Have used AL80A and Dentron DTR 1200 (2 X 572b) mobile with honda 3500 (included the auto idle-auto load) w/resitor quality spark plug and was pleased with results. Do not use a" line conditioner" in the AC line.will cause burnout of the gen head, avoid a Varac in the AC line, same reason...honda's are spendy but a lot less noisy than others both Amps were used for 7 years in a older F-250 side by side, and the AL80A developed more repair's in the "field", common proublem's were with the filter power supply and transformer not remaining secure due to the heavy-ness of the transformer and power supply filters mounting being no match for inertia. It required repeated 100 hour checking while under way at times, the answer was to bracket the transfomer with a heavy duty strap made or 1/8 in X 2in formed in a U placed on top of and down the sides of the transformer, bolted with backing plate from underside of amplifer. Added other flat metal to top of tie down hardware of the filter cap support screws to angle out and down to cabnet which helped..used loc-tight on all hardware. Antenna varied from Hustler fold over mast and individual band coil's -108"steel whip and tapped loading coil...and when stationary a random long wire over any tree available. Also had a 8D 12 volt 200lb. marine battery with a 3500 watt inverter...lost 100 to 200 watts using inverter Vs gen op's...but DENTRON amp still worked full power on each And was more rugged with the 572B tube nothing has beat that tube in the harsh conditions ...AL80A required one replacement of the 3-500z...572b did not..Most of the spark noise was on antenna pick up of the ford ignition spark noise related to engin rpm and required removing ant off of front bumper to rear bumper with loading coil of the hustler above cab level and it reduced some..noise. ONE warning Do not allow generator to run dry of fule or shut down with any gear in any " on position" Serious harn can and will result from the big BIG mastake of not removing ac on a diconnect master switch...avoid any "surge Protector" as the MOV will overheat and if inside a plastic Power Strip can cause FIRE...Had Fire Will NOT travel in future mobil with Surge protected power strip..Burned 3 or 4 times on me in my mobil, when fule ran dry gen wiped the device into a shorted, hot, high heat and melted upon restart of generator.

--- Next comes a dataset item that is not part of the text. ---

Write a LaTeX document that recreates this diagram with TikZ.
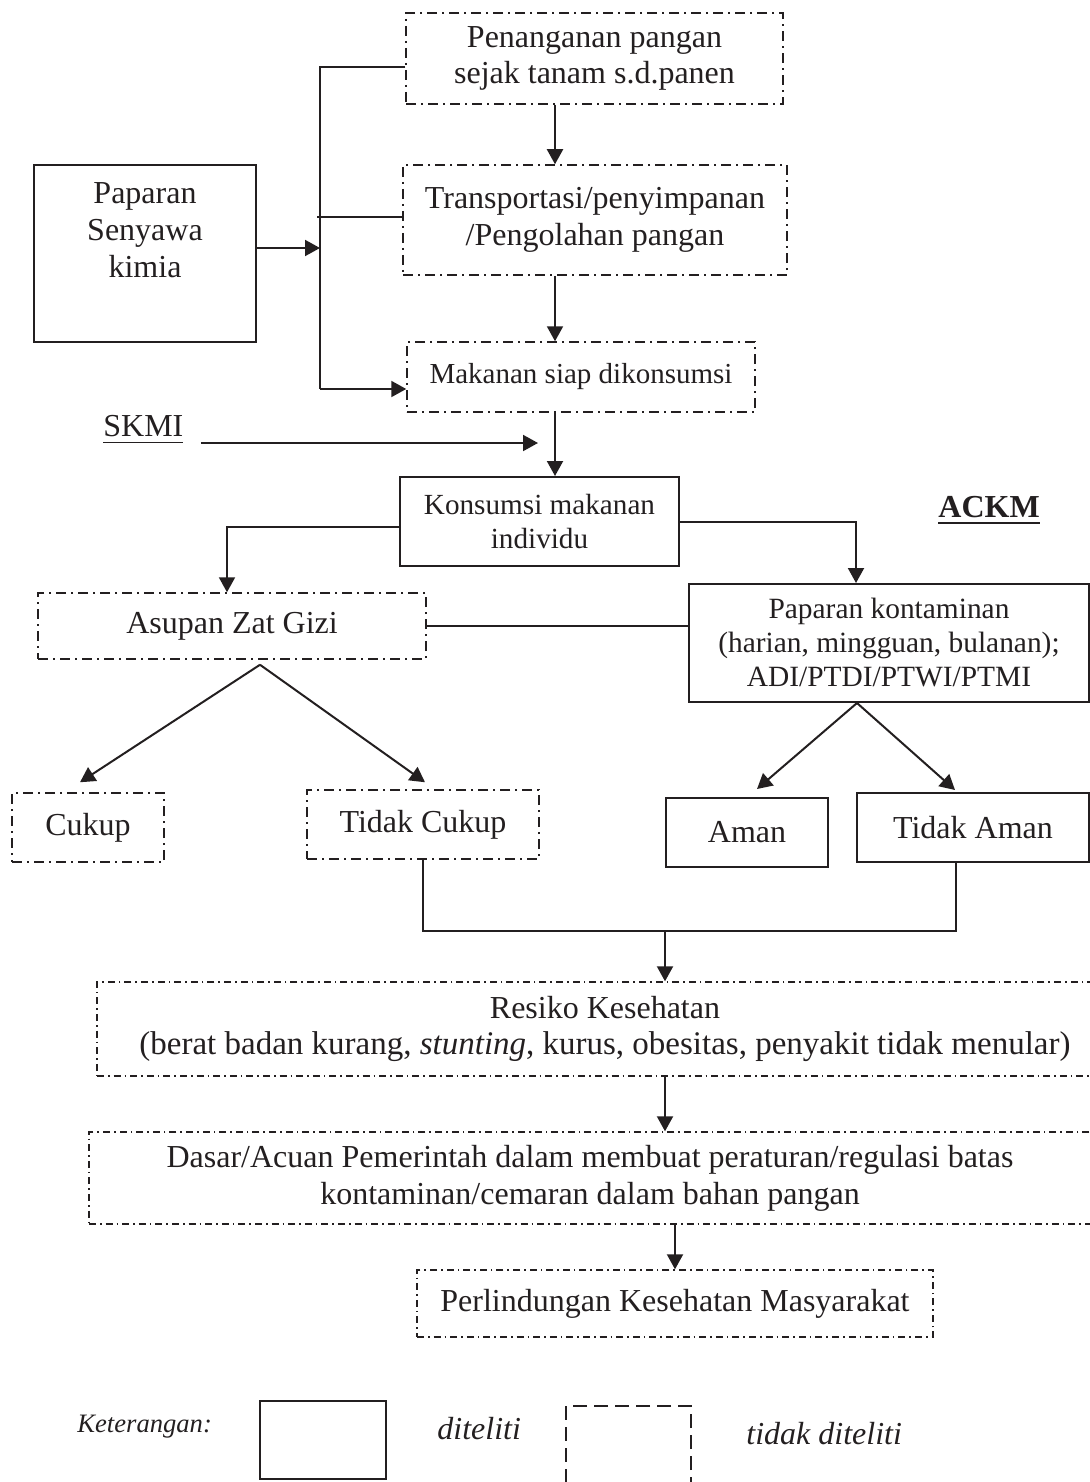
\documentclass[tikz,border=0pt]{standalone}
\usepackage{fontspec}
\setmainfont{Liberation Serif}
\usetikzlibrary{positioning,arrows.meta,calc}
\definecolor{tinta}{HTML}{231F20}
\newcommand{\garisbawah}[3]{\setbox0=\hbox{#3}\rlap{\rule[#1]{\wd0}{#2}}\box0}
\tikzset{
  kk-kotak/.style={
    draw=tinta, line width=1pt, align=center, inner sep=0pt,
    text=tinta, font=\fontsize{16}{18.4}\selectfont
  },
  kk-putus/.style={kk-kotak, line width=0.75pt,
    dash pattern=on 5pt off 2.5pt on 1pt off 2.5pt},
  kk-putus-halus/.style={kk-kotak, line width=0.7pt,
    dash pattern=on 3.5pt off 2pt on 0.8pt off 2pt},
  kk-legenda/.style={draw=tinta, line width=0.9pt, inner sep=0pt,
    dash pattern=on 7pt off 3.5pt},
  kk-panah/.style={-{Triangle[length=7.5pt,width=8pt]}, line width=1pt, draw=tinta},
  kk-garis/.style={line width=1pt, draw=tinta},
  kk-teks/.style={inner sep=0pt, text=tinta, font=\fontsize{16}{18.4}\selectfont},
  kk-miring/.style={kk-teks, font=\fontsize{16}{18.4}\selectfont\itshape}
}
\begin{document}
\begin{tikzpicture}[x=0.5pt, y=-0.5pt]
\useasboundingbox (0,0) rectangle (1090,1482);

% Alur pangan
\node[kk-putus, minimum width=188.5pt, minimum height=45.5pt] (penanganan)
  at (594.5,58.5) {Penanganan pangan\\ sejak tanam s.d.panen};
\node[kk-putus, minimum width=192pt, minimum height=55pt] (transport)
  at (595,220) {Transportasi/penyimpanan\\ /Pengolahan pangan};
\node[kk-putus, minimum width=174pt, minimum height=35pt,
  font=\fontsize{14.5}{17}\selectfont] (makanan)
  at (581,377) {Makanan siap dikonsumsi};
\node[kk-kotak, minimum width=111pt, minimum height=88.5pt,
  label={[kk-teks, align=center, anchor=north, label distance=-9pt,
    font=\fontsize{16}{18.5}\selectfont]90:Paparan\\ Senyawa\\ kimia}]
  (senyawa) at (145,253.5) {};

% SKMI dan konsumsi
\node[kk-teks, anchor=base west] (skmi) at (103,436)
  {\garisbawah{-3.5pt}{0.6pt}{SKMI}};
\coordinate (skmiujung) at (538,443);
\node[kk-kotak, minimum width=139.5pt, minimum height=44.5pt,
  font=\fontsize{14.6}{17}\selectfont] (konsumsi)
  at (539.5,521.5) {Konsumsi makanan\\ individu};
\node[kk-teks, anchor=base west, font=\fontsize{16}{18.4}\selectfont\bfseries]
  (ackm) at (938,517) {\garisbawah{-3.7pt}{1.4pt}{ACKM}};

% Asupan dan paparan
\node[kk-putus, minimum width=194pt, minimum height=33pt] (asupan)
  at (232,626) {Asupan Zat Gizi};
\node[kk-kotak, minimum width=200pt, minimum height=59pt,
  font=\fontsize{14.7}{17}\selectfont] (kontaminan)
  at (889,643) {Paparan kontaminan\\ (harian, mingguan, bulanan);\\ ADI/PTDI/PTWI/PTMI};

\node[kk-putus, minimum width=76pt, minimum height=34.5pt] (cukup)
  at (88,827.5) {Cukup};
\node[kk-putus, minimum width=116pt, minimum height=34.5pt] (tdkcukup)
  at (423,824.5) {Tidak Cukup};
\node[kk-kotak, minimum width=81pt, minimum height=34.5pt] (aman)
  at (747,832.5) {Aman};
\node[kk-kotak, minimum width=116pt, minimum height=34.5pt] (tdkaman)
  at (973,827.5) {Tidak Aman};

% Dampak
\node[kk-putus-halus, minimum width=508pt, minimum height=47pt] (resiko)
  at (605,1029) {Resiko Kesehatan\\ {\fontsize{16.5}{18.4}\selectfont
  (berat badan kurang, \textit{stunting}, kurus, obesitas, penyakit tidak menular)}};
\node[kk-putus-halus, minimum width=501pt, minimum height=46pt] (dasar)
  at (590,1178) {Dasar/Acuan Pemerintah dalam membuat peraturan/regulasi batas\\
  kontaminan/cemaran dalam bahan pangan};
\node[kk-putus-halus, minimum width=258pt, minimum height=33.5pt] (lindung)
  at (675,1303.5) {Perlindungan Kesehatan Masyarakat};

% Keterangan
\node[kk-teks, anchor=base west, font=\fontsize{13.3}{15}\selectfont\itshape]
  (ket) at (77,1432) {Keterangan:};
\node[kk-kotak, minimum width=63pt, minimum height=39pt] (ketya) at (323,1440) {};
\node[kk-miring, anchor=base west] (diteliti) at (437,1439) {diteliti};
\node[kk-legenda, minimum width=62.5pt, minimum height=43pt] (kettidak)
  at (628.5,1449) {};
\node[kk-miring, anchor=base west] (tdkditeliti) at (746,1444) {tidak diteliti};

% Panah utama
\coordinate (sumbu) at (555,0);
\draw[kk-panah] (penanganan.south -| sumbu) -- (transport.north -| sumbu);
\draw[kk-panah] (transport.south -| sumbu) -- (makanan.north -| sumbu);
\draw[kk-panah] (makanan.south -| sumbu) -- (konsumsi.north -| sumbu);

% Kurung paparan senyawa
\coordinate (kurungatas) at (320,67);
\coordinate (kurungkiri) at (317,217);
\coordinate (kurungtengah) at (320,248);
\coordinate (kurungbawah) at (320,389);
\draw[kk-garis] (penanganan.west |- kurungatas) -- (kurungatas) -- (kurungbawah);
\draw[kk-garis] (kurungkiri) -- (transport.west |- kurungkiri);
\draw[kk-panah] (senyawa.east |- kurungtengah) -- (kurungtengah);
\draw[kk-panah] (kurungbawah) -- (makanan.west |- kurungbawah);

\draw[kk-panah, shorten <=8.5pt] (skmi.east |- skmiujung) -- (skmiujung);

\draw[kk-panah] ([yshift=-2.75pt]konsumsi.west) -| ([xshift=-2.5pt]asupan.north);
\draw[kk-panah] (konsumsi.east) -| ([xshift=-16.5pt]kontaminan.north);
\draw[kk-garis] (asupan.east) -- (asupan.east -| kontaminan.west);

\draw[kk-panah] ([xshift=14pt,yshift=-2.5pt]asupan.south)
  -- ([xshift=-4pt,yshift=5pt]cukup.north);
\draw[kk-panah] ([xshift=14pt,yshift=-2.5pt]asupan.south)
  -- ([xshift=1pt,yshift=3.5pt]tdkcukup.north);
\draw[kk-panah] ([xshift=-16pt]kontaminan.south)
  -- ([xshift=5pt,yshift=4pt]aman.north);
\draw[kk-panah] ([xshift=-16pt]kontaminan.south)
  -- ([xshift=-9pt,yshift=1pt]tdkaman.north);

\coordinate (gabung) at (665,931);
\draw[kk-garis] (tdkcukup.south) |- (gabung) -| ([xshift=-8.5pt]tdkaman.south);
\draw[kk-panah] (gabung) -- (gabung |- resiko.north);
\draw[kk-panah] (gabung |- resiko.south) -- (gabung |- dasar.north);
\draw[kk-panah] (lindung.north |- dasar.south) -- (lindung.north);
\end{tikzpicture}
\end{document}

About 20 years ago I picked up a totally CB hacked HA-14 for peanuts with a DC supply. The only good thing it had was a 12V muffin fan.
Converted it to 6M and the guy still runs mobile with it, especially as a rover in contests.
I agree with Steve. Strap the amp down and mount it on some foam and it should be ok. After all the truck doesn't ride like a lumber wagon (Come on people it is a FORD )
As long as there are no issues with RFI in the truck computer you should be good to go.
I bought an AL-80A and had to bring it home from Michigan near Toledo Ohio. It sat in the back seat of my Mustang and the tube was not damaged on the ride home.